Thursday, February 16, 2006

The Saddam Tapes.

Transcripts for last night's Nightline regarding the Saddam tapes are here.

ABC News obtained the tapes from Bill Tierney, a former member of a United Nations inspection team who translated the tapes for the FBI. Tierney said the U.S. government is wrong to keep these tapes and others secret from the public. "Because of my experience being in the inspections and being in the military, I knew the significance of these tapes when I heard them," says Tierney. U.S. officials have confirmed the tapes are authentic, and that they are among hundreds of hours of tapes Saddam recorded in his palace office.
[. . .]
One of the most dramatic moments in the 12 hours of recordings comes when Saddam predicts -- during a meeting in the mid 1990s -- a terrorist attack on the United States. "Terrorism is coming. I told the Americans a long time before August 2 and told the British as well ... that in the future there will be terrorism with weapons of mass destruction." Saddam goes on to say such attacks would be difficult to stop. "In the future, what would prevent a booby-trapped car causing a nuclear explosion in Washington or a germ or a chemical one?" But he adds that Iraq would never do such a thing. "This is coming, this story is coming but not from Iraq."


It goes on:

Also at the meeting was Iraq's Deputy Prime Minister Tariq Aziz, who said Iraq was being wrongly accused of terrorism. "Sir, the biological is very easy to make. It's so simple that any biologist can make a bottle of germs and drop it into a water tower and kill 100,000. This is not done by a state. No need to accuse a state.
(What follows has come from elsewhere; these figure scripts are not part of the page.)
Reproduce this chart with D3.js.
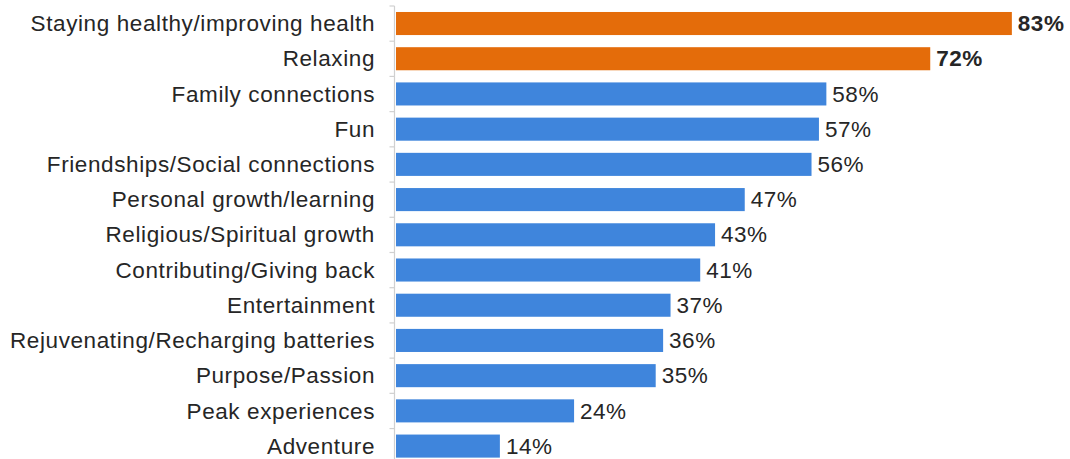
<!DOCTYPE html>
<html>
<head>
<meta charset="utf-8">
<script src="https://cdn.jsdelivr.net/npm/d3@7"></script>
<style>
  html, body { margin: 0; padding: 0; background: #fff; }
  svg { display: block; }
</style>
</head>
<body>
<svg id="chart" width="1070" height="459"></svg>
<script>
// Reasons for taking a vacation, share of respondents
const categories = [
  "Staying healthy/improving health",
  "Relaxing",
  "Family connections",
  "Fun",
  "Friendships/Social connections",
  "Personal growth/learning",
  "Religious/Spiritual growth",
  "Contributing/Giving back",
  "Entertainment",
  "Rejuvenating/Recharging batteries",
  "Purpose/Passion",
  "Peak experiences",
  "Adventure"
];
const values = [83, 72, 58, 57, 56, 47, 43, 41, 37, 36, 35, 24, 14];
const highlighted = ["Staying healthy/improving health", "Relaxing"];

const svg = d3.select("#chart");
const x0 = 396;
const FONT = "Liberation Sans, Arial, sans-serif";
const FS = 22.5;

const x = d3.scaleLinear().domain([0, 100]).range([x0, x0 + 742]);
const y = d3.scaleBand().domain(categories).range([6, 6 + 35.2 * 13]).paddingInner(0.345).paddingOuter(0.17);

const data = categories.map((c, i) => ({ cat: c, val: values[i], hi: highlighted.includes(c) }));

// Category axis with outward ticks between rows
const axisX = x0 - 1.5;
svg.append("line")
  .attr("x1", axisX).attr("x2", axisX)
  .attr("y1", y.range()[0]).attr("y2", y.range()[1])
  .attr("stroke", "#d0d0d0").attr("stroke-width", 1.2);
const step = y.step();
d3.range(14).forEach(i => {
  const ty = y.range()[0] + i * step;
  svg.append("line")
    .attr("x1", axisX - 5).attr("x2", axisX)
    .attr("y1", ty).attr("y2", ty)
    .attr("stroke", "#d0d0d0").attr("stroke-width", 1.2);
});

// Bars
svg.selectAll("rect.bar").data(data).enter().append("rect")
  .attr("class", "bar")
  .attr("x", x(0))
  .attr("y", d => y(d.cat))
  .attr("width", d => x(d.val) - x(0))
  .attr("height", y.bandwidth())
  .attr("fill", d => d.hi ? "#e46c0a" : "#3f85dc");

// Category labels
svg.selectAll("text.cat").data(data).enter().append("text")
  .attr("class", "cat")
  .attr("x", 375)
  .attr("y", d => y(d.cat) + y.bandwidth() / 2)
  .attr("dy", "0.34em")
  .attr("text-anchor", "end")
  .attr("font-family", FONT)
  .attr("font-size", FS)
  .attr("letter-spacing", "0.6px")
  .attr("fill", "#262626")
  .text(d => d.cat);

// Value labels
svg.selectAll("text.val").data(data).enter().append("text")
  .attr("class", "val")
  .attr("x", d => x(d.val) + 6)
  .attr("y", d => y(d.cat) + y.bandwidth() / 2)
  .attr("dy", "0.34em")
  .attr("font-family", FONT)
  .attr("font-size", FS)
  .attr("letter-spacing", "0.5px")
  .attr("font-weight", d => d.hi ? "bold" : "normal")
  .attr("fill", "#262626")
  .text(d => d.val + "%");
</script>
</body>
</html>
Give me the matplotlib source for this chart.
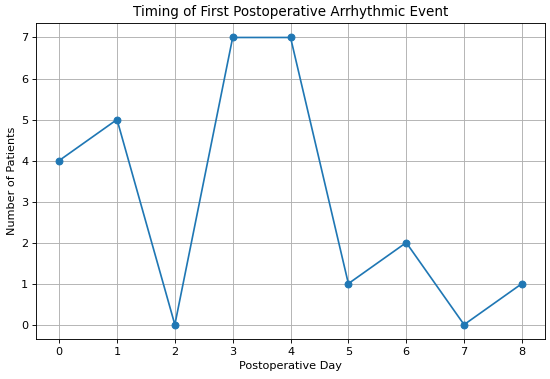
import matplotlib
matplotlib.use("Agg")
import matplotlib.pyplot as plt

days = [0, 1, 2, 3, 4, 5, 6, 7, 8]
patients = [4, 5, 0, 7, 7, 1, 2, 0, 1]

DPI = 81
fig, ax = plt.subplots(figsize=(550 / DPI, 379 / DPI), dpi=DPI)
ax.plot(days, patients, marker='o', color='#1f77b4')
ax.set_title("Timing of First Postoperative Arrhythmic Event")
ax.set_xlabel("Postoperative Day")
ax.set_ylabel("Number of Patients")
ax.set_xticks(days)
ax.grid(True)
fig.subplots_adjust(left=0.0655, right=0.991, top=0.939, bottom=0.1055)
fig.savefig("out.png", dpi=DPI)
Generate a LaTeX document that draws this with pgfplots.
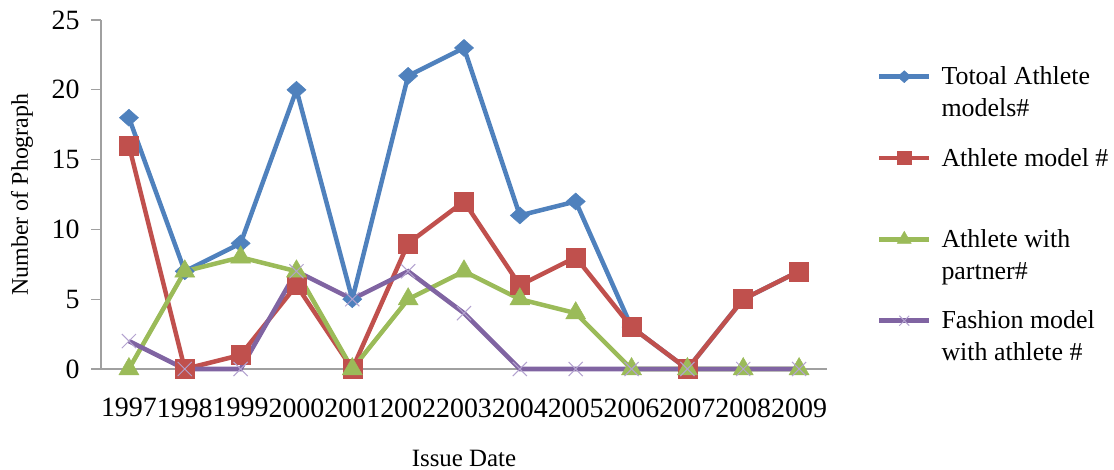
\documentclass[border=0pt]{standalone}
\usepackage{fontspec}
\setmainfont{Liberation Serif}
\usepackage{pgfplots}
\pgfplotsset{compat=1.18}
\definecolor{cblue}{HTML}{4F81BD}
\definecolor{cred}{HTML}{C0504D}
\definecolor{cgreen}{HTML}{9BBB59}
\definecolor{cpurple}{HTML}{8064A2}
\definecolor{cxmark}{HTML}{B3A2CF}
\definecolor{caxis}{HTML}{A0A0A0}
\begin{document}
\begin{tikzpicture}
\begin{axis}[
  at={(101bp,101bp)}, anchor=south west,
  scale only axis, width=726bp, height=349bp,
  xmin=-0.5, xmax=12.5, ymin=0, ymax=25,
  xtick={0,1,...,12},
  xticklabels={1997,1998,1999,2000,2001,2002,2003,2004,2005,2006,2007,2008,2009},
  ytick={0,5,...,25},
  axis x line*=bottom, axis y line*=left,
  axis line style={draw=caxis, line width=1.3bp},
  tick style={draw=caxis, line width=1.3bp},
  tick align=outside, major tick length=10bp,
  xtick style={draw=none},
  /pgf/number format/assume math mode=true,
  ticklabel style={font=\fontsize{28}{32}\selectfont},
  xticklabel style={yshift=-16bp},
  yticklabel style={xshift=-8bp},
  xlabel={Issue Date},
  xlabel style={font=\fontsize{25}{28}\selectfont, at={(axis description cs:0.5,-0.2807)}, anchor=base},
  ylabel={Number of Phograph},
  ylabel style={font=\fontsize{24}{28}\selectfont, at={(axis description cs:-0.1088,0.5)}, anchor=center},
  legend style={at={(axis description cs:1.0689,0.871)}, anchor=north west, draw=none, inner sep=0pt, outer sep=0pt,
    font=\fontsize{26}{32}\selectfont, row sep=26bp,
    /tikz/every odd column/.append style={column sep=8bp},
    cells={anchor=west, align=left}},
  legend image code/.code={\draw[yshift=16bp, mark repeat=2,mark phase=2, /tikz/every mark/.append style={scale=0.7}] plot coordinates {(0bp,0bp) (25bp,0bp) (50bp,0bp)};},
  every axis plot/.append style={line width=4.5bp},
  clip=false,
]
\addplot[color=cblue, mark=diamond*, mark size=8.5bp, mark options={solid, fill=cblue, draw=cblue, line width=0.5bp, xscale=1.5}]
  coordinates {(0,18) (1,7) (2,9) (3,20) (4,5) (5,21) (6,23) (7,11) (8,12) (9,3) (10,0) (11,5) (12,7)};
\addlegendentry{Totoal Athlete\\models\#}
\addplot[color=cred, mark=square*, mark size=9.5bp, mark options={solid, fill=cred, draw=cred, line width=0.5bp}]
  coordinates {(0,16) (1,0) (2,1) (3,6) (4,0) (5,9) (6,12) (7,6) (8,8) (9,3) (10,0) (11,5) (12,7)};
\addlegendentry{Athlete model \#\\\mbox{}}
\addplot[color=cgreen, mark=triangle*, mark size=11.5bp, mark options={solid, fill=cgreen, draw=cgreen, line width=0.5bp}]
  coordinates {(0,0) (1,7) (2,8) (3,7) (4,0) (5,5) (6,7) (7,5) (8,4) (9,0) (10,0) (11,0) (12,0)};
\addlegendentry{Athlete with\\partner\#}
\addplot[color=cpurple, mark=x, mark size=10bp, mark options={solid, draw=cxmark, line width=1bp}]
  coordinates {(0,2) (1,0) (2,0) (3,7) (4,5) (5,7) (6,4) (7,0) (8,0) (9,0) (10,0) (11,0) (12,0)};
\addlegendentry{Fashion model\\with athlete \#}
\end{axis}
\pgfresetboundingbox
\path[use as bounding box] (0,0) rectangle (1114bp,470bp);
\end{tikzpicture}
\end{document}
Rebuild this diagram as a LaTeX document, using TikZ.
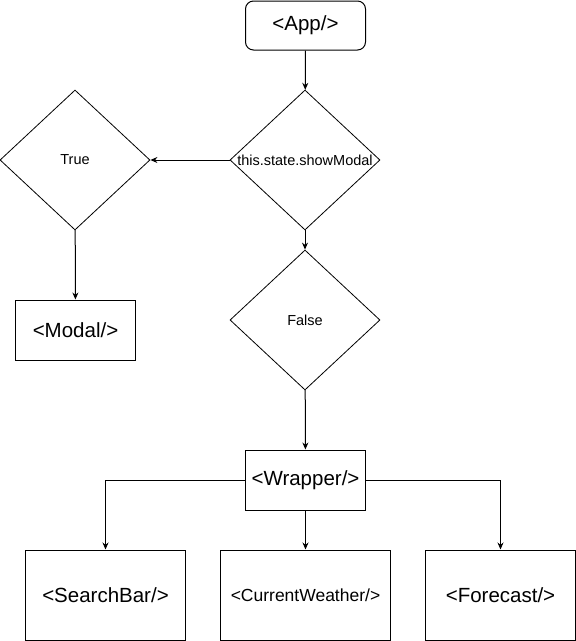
\documentclass[tikz,border=0pt]{standalone}
\usepackage{fontspec}
\setmainfont{Liberation Sans}
\usetikzlibrary{shapes.geometric,arrows.meta}
\begin{document}
\begin{tikzpicture}[x=1pt,y=1pt]
				\tikzstyle{every node}+=[inner sep=0pt]
				\tikzstyle{comp}=[draw=black,line width=1pt,rectangle,minimum height=60pt,font=\fontsize{20.5}{24}\selectfont]
				\tikzstyle{cond}=[draw=black,line width=0.8pt,diamond,aspect=1.07,minimum width=150pt,minimum height=140pt,font=\fontsize{14.5}{17}\selectfont]
				\tikzstyle{link}=[draw=black,line width=1pt,-{Stealth[length=7pt,width=6pt]}]
				\useasboundingbox (0,0) rectangle (576,-641);
				\node [comp,rounded corners=8pt,minimum width=120pt,minimum height=49pt] (app) at (305.5,-25.5) {<App/>};
				\node [cond] (show) at (305,-160) {this.state.showModal};
				\node [cond] (true) at (75,-160) {True};
				\node [comp,minimum width=120pt] (modal) at (75.5,-330) {<Modal/>};
				\node [cond] (false) at (305,-320) {False};
				\node [comp,minimum width=120pt] (wrapper) at (305.5,-480) {<Wrapper/>};
				\node [comp,minimum width=160pt,minimum height=90pt] (search) at (105.5,-595) {<SearchBar/>};
				\node [comp,minimum width=170pt,minimum height=90pt,font=\fontsize{17.5}{21}\selectfont] (weather) at (305.5,-595) {<CurrentWeather/>};
				\node [comp,minimum width=150pt,minimum height=90pt] (forecast) at (500.5,-595) {<Forecast/>};
				\draw [link] (app) -- (show);
				\draw [link] (show) -- (true);
				\draw [link] (true) -- (modal);
				\draw [link] (show) -- (false);
				\draw [link] (false) -- (wrapper);
				\draw [link] (wrapper.west) -| (search.north);
				\draw [link] (wrapper) -- (weather);
				\draw [link] (wrapper.east) -| (forecast.north);
\end{tikzpicture}
\end{document}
An individual can do it."
The tapes also reveal Iraq 's persistent efforts to hide information about weapons of mass destruction programs from U.N. inspectors well into the 1990s . In one pivotal tape-recorded meeting, which occurred in late April or May of 1995, Saddam and his senior aides discuss the fact that U.N. inspectors had uncovered evidence of Iraq's biological weapons program--a program whose existence Iraq had previously denied.
At one point Hussein Kamel, Saddam's son-in-law and the man who was in charge of Iraq's weapons of mass destruction efforts can be heard on the tapes, speaking openly about hiding information from the U.N.
"We did not reveal all that we have," Kamel says in the meeting. "Not the type of weapons, not the volume of the materials we imported, not the volume of the production we told them about, not the volume of use. None of this was correct." Shortly after this meeting, in August 1995, Hussein Kamel defected to Jordan, and Iraq was forced to admit that it had concealed its biological weapons program. (Kamel returned to Iraq in February 1996 and was killed in a firefight with Iraqi security forces.)
Rep. Pete Hoekstra, R-Mich., chairman of the House Intelligence Committee, says the tapes are authentic and show that "Saddam had a fixation on weapons of mass destruction and he had a fixation on hiding what he was doing from the U.N. inspectors."


I don't think the tapes reveal anything that reasonable people didn't already know. The one question that no one seems to be asking is how Saddam was so sure that terrorism was coming to the United States?

The tapes do not tell us why they were so determined to hide information for UN inspectors either. If you have nothing to hide, why do this?

via Redstate

As Redstate reminds us:

...the tapes remind us why the world believed Saddam was so dangerous back in the days before the main stream press and looney left started their campaign to revise history with the Bush lied meme.